Business / Industries

Homing in on a solution

(China Daily) Updated: 2014-08-08 08:06

More cities have eased or lifted curbs on housing purchases, but so far those moves aren't propping up the slack market, reports Zheng Yangpeng.

Weakness in the property market is prompting most cities to ease purchase restrictions and other curbs. But with negative sentiment among buyers so strong, analysts warned that local governments' moves will not help much—and might even backfire.

As of Wednesday, of the 46 cities that had imposed purchase curbs, 36 cities had publicly or quietly relaxed them, according to the 21st Century Business Herald. The remaining localities that are keeping a grip on the market include first-tier cities such as Beijing and Shanghai.

The restrictions were imposed after prices surged in 2010. The curbs included bans on purchases of multiple homes and/or tougher mortgage conditions. These policies have gone some way to curb the excessive speculation that caused the price surges.

Since the curbs were imposed, every dip in the market has prompted calls for easing. But only in the past few months has that actually happened.

"In May, any city that loosened its restrictions made the headlines. Now, people have become used to easing by one city after another," said Yan Yuejin, an analyst with Shanghai-based E-house China R&D Institute.

A delicate dynamic prevails among the central government, local governments and housing developers in terms of relaxing the restrictions. Initially, the central government took a tough stance, fearing any retreat would reignite speculation.

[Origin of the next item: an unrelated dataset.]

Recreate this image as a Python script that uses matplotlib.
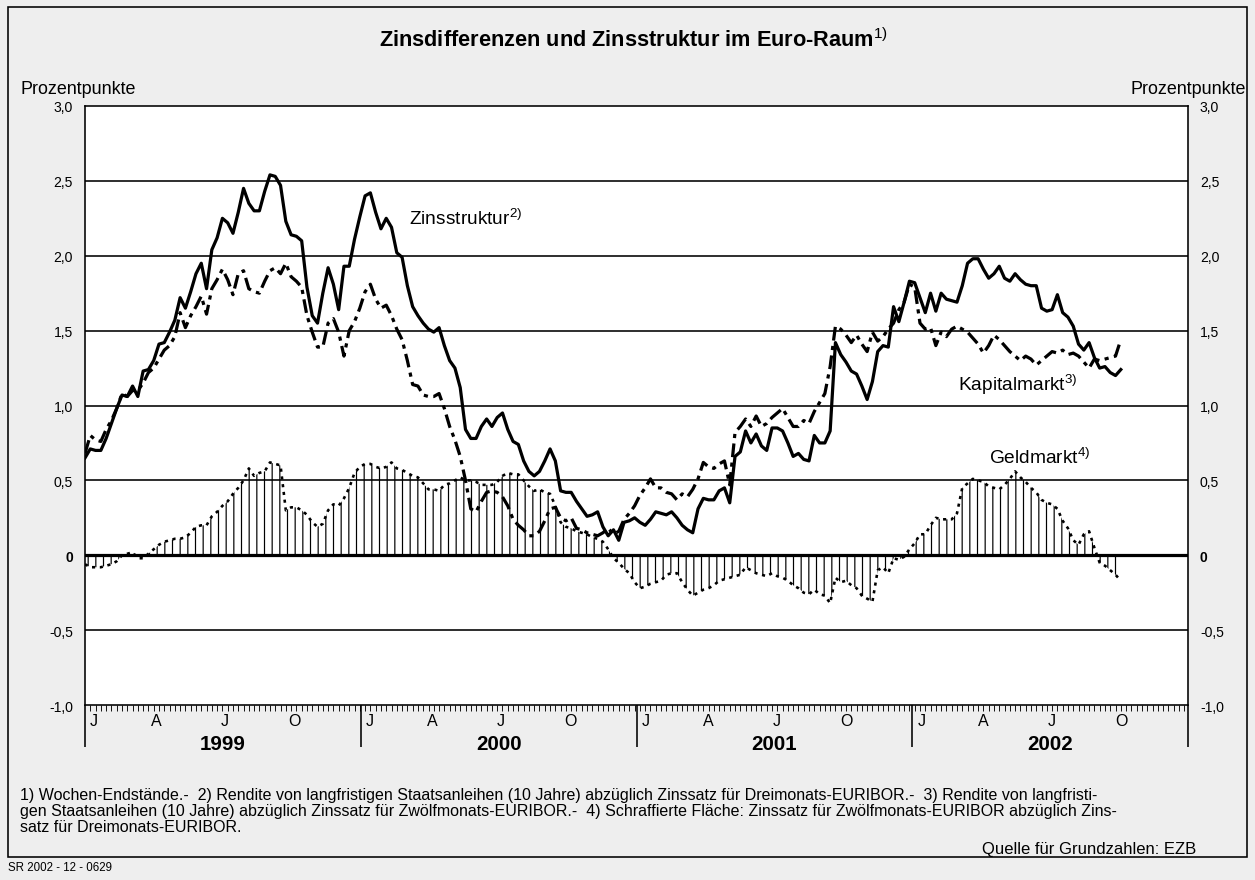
import numpy as np
import pandas as pd
import matplotlib
matplotlib.use("Agg")
import matplotlib.pyplot as plt
import matplotlib.dates as mdates
from matplotlib import font_manager as fm
from matplotlib.patches import Rectangle
from matplotlib.transforms import blended_transform_factory

DPI = 92
W, H = 1255, 881


def pt(px):
    return px * 72.0 / DPI


avail = {f.name for f in fm.fontManager.ttflist}
FONT = next(f for f in ["Liberation Sans", "DejaVu Sans"] if f in avail)
plt.rcParams["font.family"] = [FONT, "DejaVu Sans"]
plt.rcParams["mathtext.fontset"] = "custom"
plt.rcParams["mathtext.rm"] = FONT
plt.rcParams["mathtext.bf"] = FONT + ":bold"
plt.rcParams["hatch.linewidth"] = pt(1.2)

# ---------------- data (weekly end-of-week values, percentage points) -------------
dates = pd.date_range("1999-01-01", "2002-10-04", freq="W-FRI")

zins_1999 = [0.65, 0.71, 0.70, 0.70, 0.78, 0.88, 0.98, 1.07, 1.06, 1.13, 1.06, 1.23, 1.24,
             1.30, 1.41, 1.42, 1.49, 1.57, 1.72, 1.65, 1.76, 1.88, 1.95, 1.78, 2.04, 2.12,
             2.25, 2.22, 2.15, 2.29, 2.45, 2.35, 2.30, 2.30, 2.43, 2.54, 2.53, 2.47, 2.23,
             2.14, 2.13, 2.10, 1.79, 1.60, 1.55, 1.75, 1.92, 1.81, 1.64, 1.93, 1.93, 2.11,
             2.26]
zins_2000 = [2.40, 2.42, 2.29, 2.18, 2.25, 2.19, 2.02, 1.99, 1.80, 1.66, 1.60, 1.55, 1.51,
             1.49, 1.52, 1.40, 1.30, 1.25, 1.12, 0.84, 0.78, 0.78, 0.86, 0.91, 0.86, 0.92,
             0.95, 0.84, 0.76, 0.74, 0.63, 0.56, 0.53, 0.56, 0.63, 0.71, 0.63, 0.43, 0.42,
             0.42, 0.36, 0.31, 0.26, 0.27, 0.29, 0.19, 0.13, 0.17, 0.10, 0.22, 0.23, 0.25]
zins_2001 = [0.22, 0.20, 0.24, 0.29, 0.28, 0.27, 0.29, 0.25, 0.20, 0.17, 0.15, 0.31, 0.38,
             0.37, 0.37, 0.43, 0.45, 0.35, 0.66, 0.69, 0.83, 0.75, 0.81, 0.73, 0.70, 0.85,
             0.85, 0.83, 0.75, 0.66, 0.68, 0.64, 0.63, 0.80, 0.75, 0.75, 0.83, 1.42, 1.34,
             1.29, 1.23, 1.21, 1.13, 1.04, 1.16, 1.36, 1.40, 1.39, 1.66, 1.56, 1.69, 1.83]
zins_2002 = [1.82, 1.72, 1.62, 1.75, 1.63, 1.75, 1.71, 1.70, 1.69, 1.80, 1.95, 1.98, 1.98,
             1.91, 1.85, 1.88, 1.93, 1.85, 1.83, 1.88, 1.84, 1.81, 1.80, 1.80, 1.65, 1.63,
             1.64, 1.74, 1.62, 1.59, 1.53, 1.41, 1.37, 1.42, 1.32, 1.25, 1.26, 1.22, 1.20,
             1.24]

kap_1999 = [0.68, 0.80, 0.77, 0.76, 0.84, 0.90, 0.98, 1.08, 1.06, 1.10, 1.10, 1.15, 1.22,
            1.25, 1.31, 1.37, 1.40, 1.46, 1.62, 1.52, 1.60, 1.66, 1.73, 1.61, 1.78, 1.84,
            1.91, 1.84, 1.74, 1.88, 1.90, 1.78, 1.76, 1.75, 1.83, 1.90, 1.92, 1.88, 1.95,
            1.86, 1.83, 1.79, 1.60, 1.49, 1.39, 1.39, 1.55, 1.58, 1.49, 1.33, 1.50, 1.56,
            1.65]
kap_2000 = [1.76, 1.81, 1.71, 1.65, 1.67, 1.60, 1.51, 1.44, 1.30, 1.14, 1.13, 1.07, 1.06,
            1.06, 1.08, 0.98, 0.86, 0.77, 0.66, 0.50, 0.31, 0.29, 0.36, 0.42, 0.43, 0.42,
            0.39, 0.33, 0.24, 0.20, 0.17, 0.13, 0.13, 0.16, 0.23, 0.31, 0.32, 0.25, 0.23,
            0.25, 0.18, 0.17, 0.15, 0.14, 0.13, 0.15, 0.18, 0.14, 0.16, 0.24, 0.28, 0.33]
kap_2001 = [0.40, 0.45, 0.51, 0.45, 0.45, 0.42, 0.41, 0.37, 0.41, 0.39, 0.44, 0.51, 0.62,
            0.59, 0.58, 0.61, 0.63, 0.47, 0.82, 0.86, 0.91, 0.86, 0.93, 0.86, 0.88, 0.92,
            0.95, 0.98, 0.92, 0.86, 0.86, 0.90, 0.88, 0.96, 1.02, 1.08, 1.26, 1.53, 1.51,
            1.47, 1.42, 1.47, 1.41, 1.36, 1.49, 1.43, 1.46, 1.51, 1.55, 1.64, 1.69, 1.81]
kap_2002 = [1.79, 1.55, 1.51, 1.52, 1.40, 1.49, 1.46, 1.51, 1.53, 1.51, 1.49, 1.45, 1.41,
            1.35, 1.40, 1.47, 1.44, 1.40, 1.36, 1.33, 1.30, 1.33, 1.31, 1.27, 1.30, 1.33,
            1.36, 1.35, 1.37, 1.34, 1.35, 1.33, 1.29, 1.25, 1.31, 1.30, 1.31, 1.32, 1.33,
            1.44]

geld_1999 = [-0.06, -0.08, -0.08, -0.08, -0.07, -0.06, -0.04, 0.00, 0.01, 0.02, -0.02,
             -0.02, 0.01, 0.04, 0.07, 0.09, 0.10, 0.11, 0.11, 0.12, 0.15, 0.19, 0.20, 0.20,
             0.26, 0.29, 0.33, 0.36, 0.41, 0.45, 0.50, 0.58, 0.53, 0.55, 0.56, 0.62, 0.61,
             0.60, 0.30, 0.32, 0.32, 0.30, 0.27, 0.22, 0.19, 0.21, 0.30, 0.34, 0.33, 0.38,
             0.45, 0.55, 0.59]
geld_2000 = [0.61, 0.61, 0.59, 0.58, 0.59, 0.62, 0.58, 0.57, 0.55, 0.53, 0.52, 0.48, 0.44,
             0.44, 0.43, 0.47, 0.48, 0.50, 0.52, 0.50, 0.50, 0.49, 0.47, 0.47, 0.47, 0.49,
             0.53, 0.55, 0.54, 0.54, 0.50, 0.46, 0.43, 0.44, 0.42, 0.41, 0.33, 0.22, 0.19,
             0.18, 0.16, 0.15, 0.14, 0.12, 0.11, 0.09, 0.04, -0.02, -0.05, -0.09, -0.12,
             -0.18]
geld_2001 = [-0.22, -0.21, -0.19, -0.18, -0.17, -0.13, -0.12, -0.12, -0.18, -0.23, -0.27,
             -0.25, -0.23, -0.22, -0.20, -0.17, -0.16, -0.15, -0.14, -0.13, -0.08, -0.10,
             -0.12, -0.13, -0.14, -0.12, -0.14, -0.15, -0.17, -0.20, -0.22, -0.25, -0.26,
             -0.23, -0.26, -0.27, -0.32, -0.15, -0.18, -0.17, -0.20, -0.22, -0.27, -0.29,
             -0.31, -0.10, -0.08, -0.12, -0.02, -0.03, -0.01, 0.04]
geld_2002 = [0.08, 0.14, 0.14, 0.20, 0.25, 0.24, 0.24, 0.24, 0.28, 0.45, 0.48, 0.51, 0.50,
             0.49, 0.46, 0.45, 0.44, 0.47, 0.51, 0.56, 0.52, 0.49, 0.45, 0.42, 0.37, 0.35,
             0.34, 0.31, 0.23, 0.18, 0.10, 0.07, 0.14, 0.16, 0.05, -0.05, -0.07, -0.10,
             -0.13, -0.17]

zins = np.array(zins_1999 + zins_2000 + zins_2001 + zins_2002)
kap = np.array(kap_1999 + kap_2000 + kap_2001 + kap_2002)
geld = np.array(geld_1999 + geld_2000 + geld_2001 + geld_2002)
assert len(zins) == len(dates) == len(kap) == len(geld), (len(zins), len(kap), len(geld), len(dates))

years = [1999, 2000, 2001, 2002]
quarter_labels = ["J", "A", "J", "O"]
ytick_vals = [-1.0, -0.5, 0.0, 0.5, 1.0, 1.5, 2.0, 2.5, 3.0]
ytick_labels = ["-1,0", "-0,5", "0", "0,5", "1,0", "1,5", "2,0", "2,5", "3,0"]

# ---------------- figure ----------------
fig = plt.figure(figsize=(W / DPI, H / DPI), dpi=DPI, facecolor="#eeeeee")
L, R, T, B = 85, 1188, 107, 706
ax = fig.add_axes([L / W, 1 - B / H, (R - L) / W, (B - T) / H])
ax.set_facecolor("white")

ax.set_xlim(pd.Timestamp("1999-01-01"), pd.Timestamp("2003-01-01"))
ax.set_ylim(-1.0, 3.0)

# hatched Geldmarkt area
ax.fill_between(dates, 0, geld, facecolor="none", edgecolor="black", hatch="||",
                linewidth=0, zorder=1)

# gridlines
for v in ytick_vals[1:-1]:
    ax.axhline(v, color="black", lw=pt(3.2) if v == 0 else pt(1.6), zorder=2)

ax.plot(dates, geld, color="black", lw=pt(2.6), dashes=[1.2, 1.8], zorder=3)
ax.plot(dates, kap, color="black", lw=pt(3.2), dashes=[4.3, 1.7, 1.3, 1.7], zorder=4)
ax.plot(dates, zins, color="black", lw=pt(3.2), solid_joinstyle="round", zorder=5)

for s in ax.spines.values():
    s.set_linewidth(pt(1.6))
    s.set_color("black")

# y ticks both sides
ax.set_yticks(ytick_vals)
ax.set_yticklabels(ytick_labels)
ax.tick_params(axis="y", length=0, labelsize=11, pad=pt(12), labelright=True)
for i, t in enumerate(ax.yaxis.get_major_ticks()):
    t.label2.set_fontsize(11)
    if ytick_vals[i] == 0:
        t.label1.set_fontweight("bold")
        t.label2.set_fontweight("bold")

# x ticks: year boundaries (long), weekly comb (short)
ax.set_xticks([pd.Timestamp(f"{y}-01-01") for y in years + [2003]])
ax.set_xticklabels([])
ax.xaxis.set_minor_locator(matplotlib.ticker.FixedLocator(
    mdates.date2num(pd.date_range("1999-01-01", "2002-12-31", freq="7D"))))
ax.tick_params(axis="x", which="major", length=pt(42), width=pt(1.6), direction="out")
ax.tick_params(axis="x", which="minor", length=pt(6), width=pt(0.9), direction="out")

trans = blended_transform_factory(ax.transData, ax.transAxes)
for y in years:
    for q, lab in enumerate(quarter_labels):
        d = pd.Timestamp(f"{y}-{3 * q + 1:02d}-01")
        off = 9 if q == 0 else 3
        ax.annotate(lab, xy=(mdates.date2num(d), 0), xycoords=trans,
                    xytext=(pt(off), -pt(15)), textcoords="offset points",
                    ha="center", va="center", fontsize=12.5)
    ax.annotate(str(y), xy=(mdates.date2num(pd.Timestamp(f"{y}-07-02")), 0), xycoords=trans,
                xytext=(0, -pt(39)), textcoords="offset points",
                ha="center", va="center", fontsize=16, fontweight="bold")

# series labels
ax.text((409 - L) / (R - L), (B - 219) / (B - T), r"Zinsstruktur$^{\mathrm{2)}}$",
        transform=ax.transAxes, ha="left", va="center", fontsize=15)
ax.text((958 - L) / (R - L), (B - 385) / (B - T), r"Kapitalmarkt$^{\mathrm{3)}}$",
        transform=ax.transAxes, ha="left", va="center", fontsize=15)
ax.text((989 - L) / (R - L), (B - 458) / (B - T), r"Geldmarkt$^{\mathrm{4)}}$",
        transform=ax.transAxes, ha="left", va="center", fontsize=15)

# figure texts
fig.text(634 / W, 1 - 40 / H, r"Zinsdifferenzen und Zinsstruktur im Euro-Raum$^{\mathrm{1)}}$",
         ha="center", va="center", fontsize=17, fontweight="bold")
fig.text(21 / W, 1 - 90 / H, "Prozentpunkte", ha="left", va="center", fontsize=14)
fig.text(1246 / W, 1 - 90 / H, "Prozentpunkte", ha="right", va="center", fontsize=14)

foot = [
    "1) Wochen-Endstände.-  2) Rendite von langfristigen Staatsanleihen (10 Jahre) abzüglich Zinssatz für Dreimonats-EURIBOR.-  3) Rendite von langfristi-",
    "gen Staatsanleihen (10 Jahre) abzüglich Zinssatz für Zwölfmonats-EURIBOR.-  4) Schraffierte Fläche: Zinssatz für Zwölfmonats-EURIBOR abzüglich Zins-",
    "satz für Dreimonats-EURIBOR.",
]
for i, line in enumerate(foot):
    fig.text(20 / W, 1 - (796 + 16 * i) / H, line, ha="left", va="center", fontsize=12.5)
fig.text(1196 / W, 1 - 850 / H, "Quelle für Grundzahlen: EZB", ha="right", va="center",
         fontsize=13)
fig.text(8 / W, 1 - 868 / H, "SR 2002 - 12 - 0629", ha="left", va="center", fontsize=9)

fig.patches.append(Rectangle((8 / W, 1 - 858 / H), (1247 - 8) / W, (858 - 8) / H,
                             transform=fig.transFigure, fill=False, lw=pt(1.6),
                             edgecolor="black"))

fig.savefig("out.png", dpi=DPI, facecolor=fig.get_facecolor())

Developers and local governments, the latter getting the bulk of their revenue from land sales and related transactions, naturally favored a looser stance.

But after looking at the first-half figures, the central government relented. The value of housing sales in the first half of the year fell 9.2 percent, following a full-year increase of 26.6 percent in 2013. So far, the national authorities have not blocked any relaxation move by a local government.

Market participants are even speculating about whether Beijing and Shanghai, once "untouchable", would undo the shackles.

The speculation is not groundless.

First-tier cities have not been immune to the woes of their smaller counterparts. Shanghai's new home turnover in July, for example, declined 13.1 percent from June. China International Capital Corp Ltd, a State-owned investment bank, said in a report that all four large State-owned banks in Shanghai are offering discounts on mortgages.

Not everyone, however, is inspired by these developments.

Fitch Ratings Inc warned on Thursday that the easing of housing curbs could prompt renewed speculation involving residential property. It added that "another chance for the positive restructuring of the homebuilding sector in the long term" may be missed.